El status está en issue
Si a alguien, a esta altura del juego, le quedaba duda de que Puerto Rico sigue siendo una colonia de los Estados Unidos, esas dudas deben haber quedado disipadas por completo en los últimos meses de agonía.
Si aún en Puerto Rico hay quienes desconocen lo que significa estar bajo la bota de la cláusula territorial de la Constitución federal, ya pronto se irán enterando de qué se trata cuando de repente una caterva de norteamericanos, completamente desconocidos para nosotros, decida quién se queda sin trabajo o quién cobra o no su pensión de retiro.
Nuestra condición colonial surge claramente, no sólo de los planteamientos vertidos por la administración Obama en su comparecencia ante el Tribunal Supremo federal en el caso Sánchez Valle, sino además de la cruel indiferencia con la cual tanto el Congreso como la Casa Blanca se pasan la papa caliente de qué hacer con Puerto Rico. Ni Washington sabe qué hacer con nosotros, ni nosotros sabemos qué hacer con nosotros mismos.
Sin embargo, ni el lloriqueo ni el pataleo nos van a llevar a ningún lado. Distinto a lo que piensan algunos, el problema no es la junta. El problema es la colonia.
A diario escucho encarnizados ataques contra el proyecto de la junta federal (H.R. 4900), pero lo que no alcanzo a escuchar es la articulación del próximo paso.
Ante esta coyuntura, causa profunda indignación escuchar voces respetables arrastrando, contra toda lógica, la mantra de 1940 de que el status no está en issue.
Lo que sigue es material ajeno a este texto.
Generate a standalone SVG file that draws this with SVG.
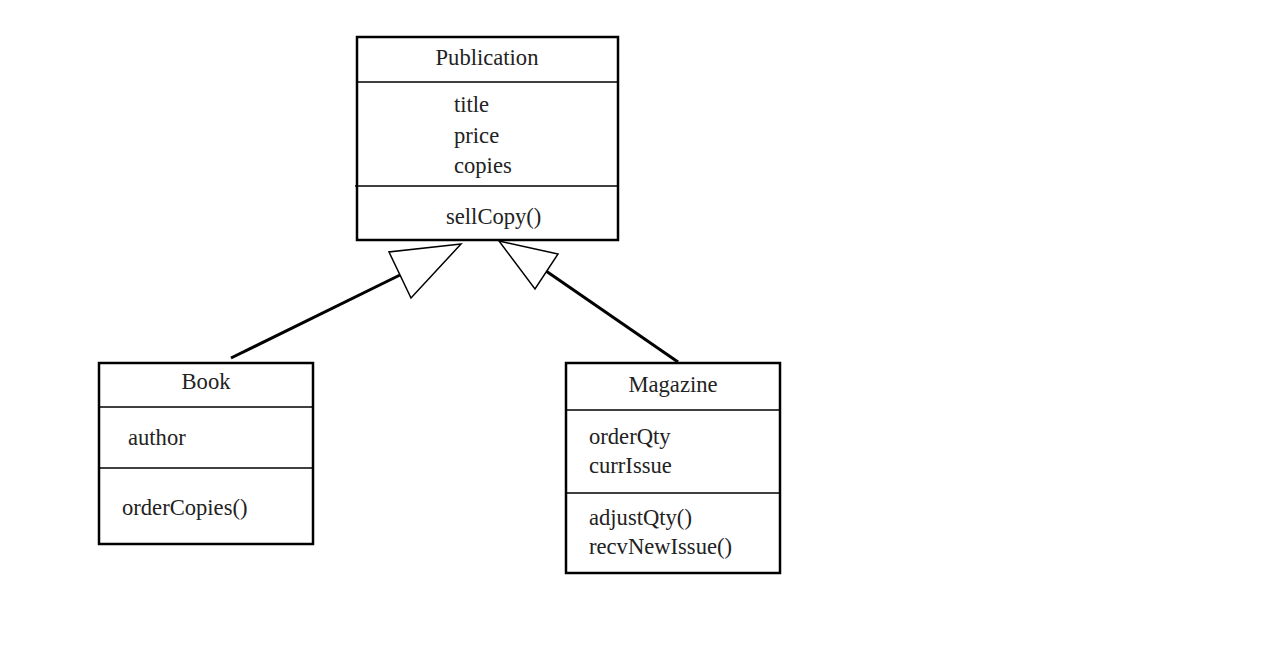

Dicen que hay que bregar con los desnutridos poderes que tiene el ELA para sacar esto adelante y evitar así la imposición de la junta federal.
¿Si el status no está en issue ahora cuándo es que finalmente lo estará?
Lo que parece que algunos no alcanzan entender, o no quieren admitir, es que mientras Puerto Rico siga siendo un territorio no incorporado de los Estados Unidos sujeto a los poderes plenarios del Congreso no habrá forma de zafarse de la junta federal y de un proceso de restructuración de deuda regenteado por el Congreso.
Y mientras en Washington continúen teniendo poder absoluto para hacer con Puerto Rico lo que se les antoje, sin el consentimiento de los puertorriqueños, lo harán.
Suplicarle de rodillas al Congreso que no ejerza su poder avasallador sobre Puerto Rico, sobre la base de argumentos morales y éticos, no es ni puede ser una estrategia para nosotros.
Ni la moralidad ni la ética forman parte del cálculo geopolítico de los imperios.
Y eso Washington, Bolívar, Martí, Luperón, Ghandi, Kenyatta, Mandela y tantos otros, lo aprendieron a sangre y a fuego.
Aquí no va a haber una salida satisfactoria para Puerto Rico si no llegamos a un consenso estratégico entre todas nuestras fuerzas políticas, que hoy se andan cancelando las unas a las otras en Washington y Nueva York, sobre cómo descolonizar a Puerto Rico dentro de un marco de disciplina fiscal y repunte económico.
Desde tiempos inmemoriales, nuestras fuerzas políticas, en evidente resabio colonial, se han dedicado a torpedearse entre ellas, esperando a que el poder imperial, primero en Madrid y ahora en Washington, viniera a poner orden y a establecer las reglas del juego. En muy pocas ocasiones hemos hablado con una sola voz. Ni siquiera a la hora de la invasión de 1898 hubo consenso entre fusionistas y ortodoxos. Ni tampoco más adelante entre unionistas y republicanos de cara a la imposición de la ciudadanía bajo la casi centenaria Ley Jones. Ni tampoco lo hubo al momento de luchar por la 936 ni mucho menos cuando tocaba defender los derechos fundamentales de nuestros nacionalistas en la década de 1950.
Tanto la aprobación de la Constitución de 1952 con el voto afirmativo de García Méndez, Ferré y la delegación socialista, la jornada de Vieques, y la búsqueda inconclusa de nuestra autodeterminación en el proceso de 1989, constituyen ilustraciones importantes de tales entendidos, sin los cuales seguiremos afanosamente arando en el mar de nuestra propia autodestrucción.